Annexation Through Settlement Expansion
Israeli Prime Minister Benjamin Netanyahu officially signed the E1 settlement expansion project on September 11, 2025, declaring during a ceremony at Maale Adumim that "there will never be a Palestinian state" and "this place is ours". The project, which had been frozen since 2012 due to international pressure, will construct 3,400 housing units on 12 square kilometers of occupied Palestinian land, effectively bisecting the West Bank and isolating it from East Jerusalem. Netanyahu was joined by far-right Finance Minister Bezalel Smotrich, who boasted that the move erases Palestinian statehood "not with slogans but with actions". With this decision, Israel has unilaterally terminated the two-state solution, violating countless UN resolutions and the International Court of Justice’s (ICJ) 2024 ruling that deemed Israel’s occupation illegal.
Strategic Destruction of Palestinian Contiguity
The E1 project’s location is strategically designed to prevent Palestinian territorial continuity, severing the northern West Bank (including Ramallah) from the southern region (including Bethlehem). This fragmentation renders a viable Palestinian state impossible by blocking the last geographical link between major Palestinian population centers. The $1 billion initiative includes roads and infrastructure exclusively for settlers, further entrenching apartheid infrastructure that restricts Palestinian movement to checkpoints and detours. Peace Now, an Israeli anti-settlement group, condemned the project as intentionally "sabotaging a political solution" while the world strives for peace.
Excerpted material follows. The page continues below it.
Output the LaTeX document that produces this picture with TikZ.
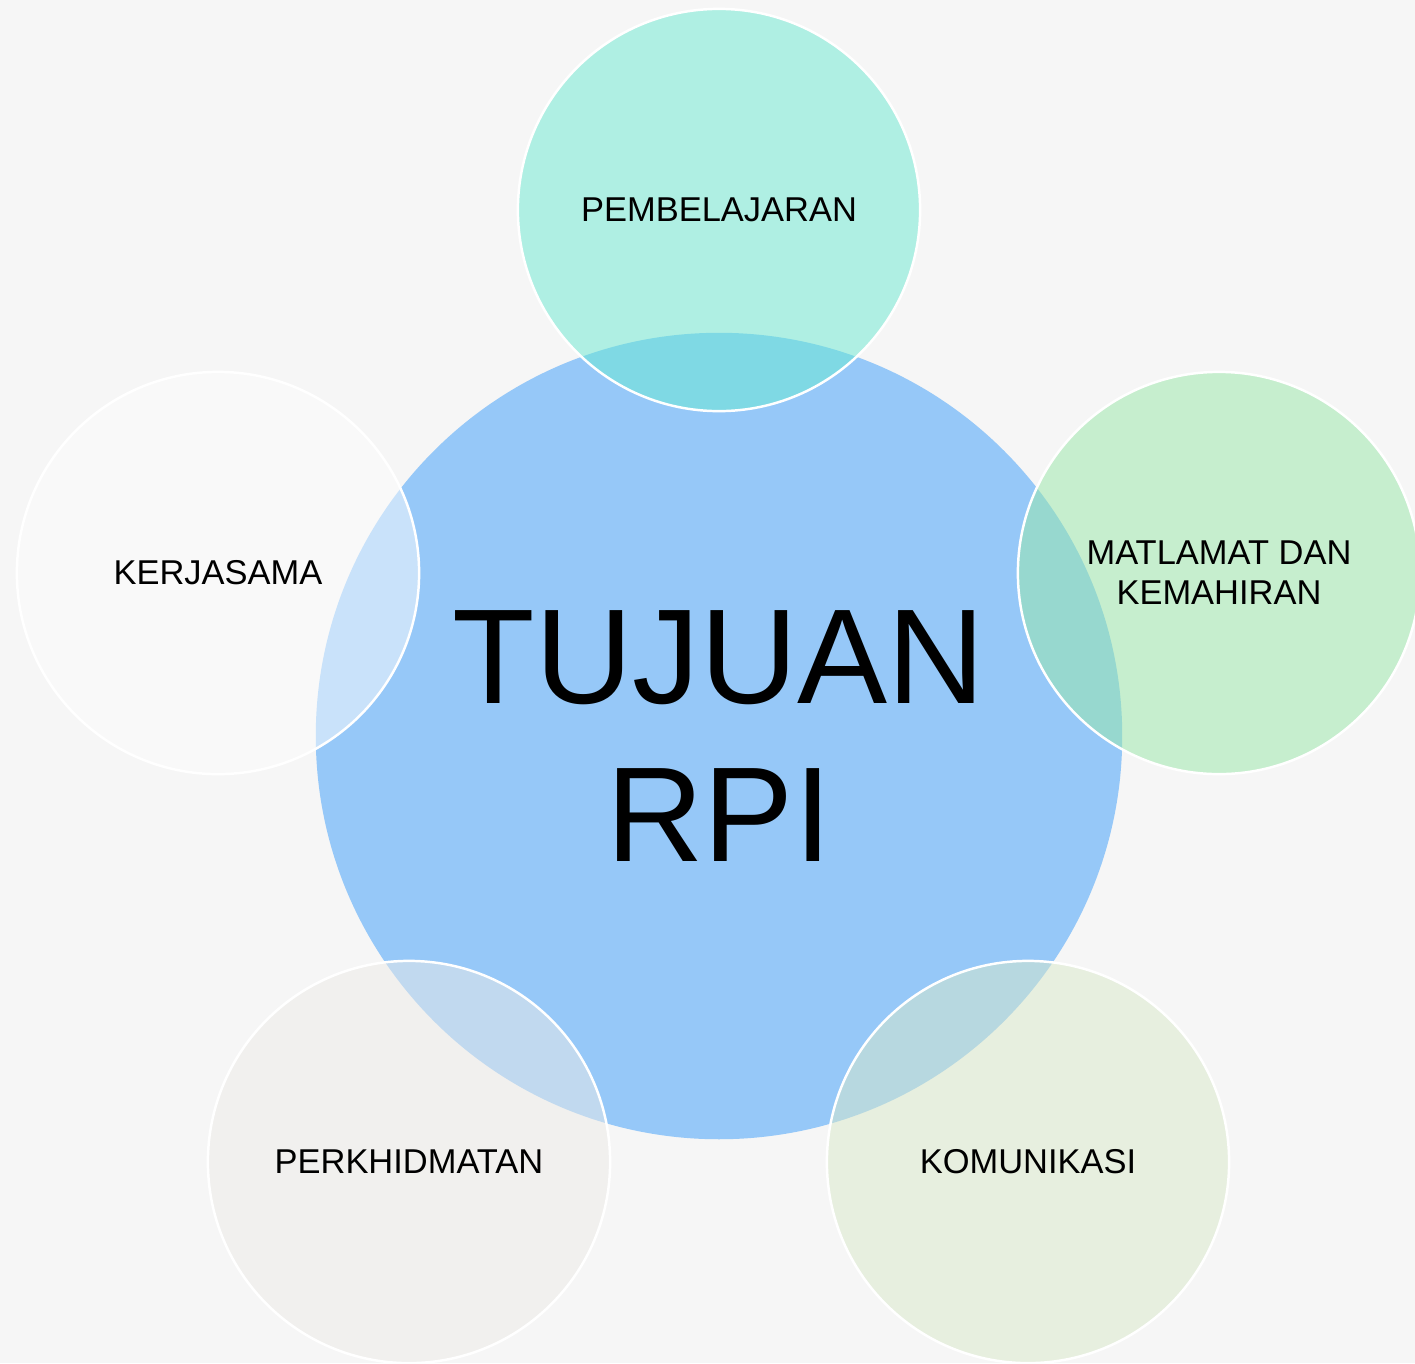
\documentclass[tikz,border=0pt]{standalone}
\usepackage{fontspec}
\setmainfont{Liberation Sans}
\definecolor{bggray}{RGB}{246,246,246}
\definecolor{tujuanblue}{RGB}{150,200,248}
\definecolor{tealfill}{RGB}{106,234,210}
\definecolor{greenfill}{RGB}{152,232,168}
\definecolor{whitefill}{RGB}{252,252,252}
\definecolor{sandfill}{RGB}{237,235,231}
\definecolor{olivefill}{RGB}{217,233,201}

\begin{document}
\begin{tikzpicture}[x=0.01cm,y=-0.01cm,
    tujuan/.style={circle,fill=tujuanblue,minimum size=8.06cm,inner sep=0pt,align=center,
        font=\fontsize{38.4}{44.7}\selectfont},
    aspek/.style={circle,draw=white,line width=0.7pt,fill opacity=0.5,text opacity=1,
        minimum size=4.02cm,inner sep=0pt,align=center,font=\fontsize{9.8}{11.4}\selectfont}]
    \clip (0,0) rectangle (1415,1363);
    \fill[bggray] (0,0) rectangle (1415,1363);

    % bulatan tengah
    \node[tujuan] (T) at (719,736) {TUJUAN\\RPI};

    % bulatan luar
    \node[aspek,fill=tealfill] (P) at (719,210) {PEMBELAJARAN};
    \node[aspek,fill=greenfill] (M) at (1219,573) {MATLAMAT DAN\\KEMAHIRAN};
    \node[aspek,fill=olivefill] (K) at (1028,1162) {KOMUNIKASI};
    \node[aspek,fill=sandfill] (H) at (409,1162) {PERKHIDMATAN};
    \node[aspek,fill=whitefill] (J) at (218,573) {KERJASAMA};
\end{tikzpicture}
\end{document}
Violations of International Law
The E1 settlement violates Article 49 of the Fourth Geneva Convention, which prohibits an occupying power from transferring its civilian population into occupied territory. The ICJ’s 2024 advisory opinion explicitly reaffirmed that Israel’s settlements are illegal and constitute annexation, demanding their evacuation and reparations for Palestinians. UN Secretary-General António Guterres had previously warned that the conflict was at a "breaking point," stressing that annexation and settlement activity must end to avoid a "one-state reality of perpetual occupation and inequality". Despite this, Netanyahu dismissed international law as "lies," asserting Jewish supremacy over historical Palestine.
Political Timing and Provocation
The announcement comes two days after Israel’s attempted assassination of Hamas leaders in Qatar, which killed six people including a Qatari security officer and heightened regional tensions. Netanyahu’s government appears deliberately provocative, aiming to retaliate against Western allies like France, Britain, and Canada for their plans to recognize Palestinian statehood at the UN General Assembly later this month. The move also diverts attention from domestic protests against the Gaza war and Netanyahu’s corruption trials, leveraging ultranationalist rhetoric to consolidate his far-right coalition.
Palestinian Resistancet
The E1 project exacerbates the already dire conditions in the West Bank, where over 700,000 settlers occupy 160 settlements deemed illegal by the international community. Palestinian residents face escalating settler violence (2,208 attacks in 2024–2025), home demolitions, and military checkpoints that choke economic life. Hamas and the Palestinian Authority have unanimously rejected the annexation, with Hamas reiterating that resistance will continue until occupation ends. The PLO called for urgent UN action, citing the ICJ’s ruling that Israel must withdraw and pay reparations.
Isolated Israel
Western governments, including Germany and the EU, condemned the E1 project, with the UN Security Council expected to convene an emergency session. France, Britain, and Canada reaffirmed their plans to recognize Palestine, arguing that Netanyahu’s actions prove diplomacy with his government is futile. The UAE warned that attacks on Palestinian sovereignty threaten "collective Gulf security," while Qatar pledged to host an Arab-Islamic summit to coordinate a response. Israel now faces unprecedented isolation, with even the U.S. (under Trump) criticizing the timing though taking no concrete action.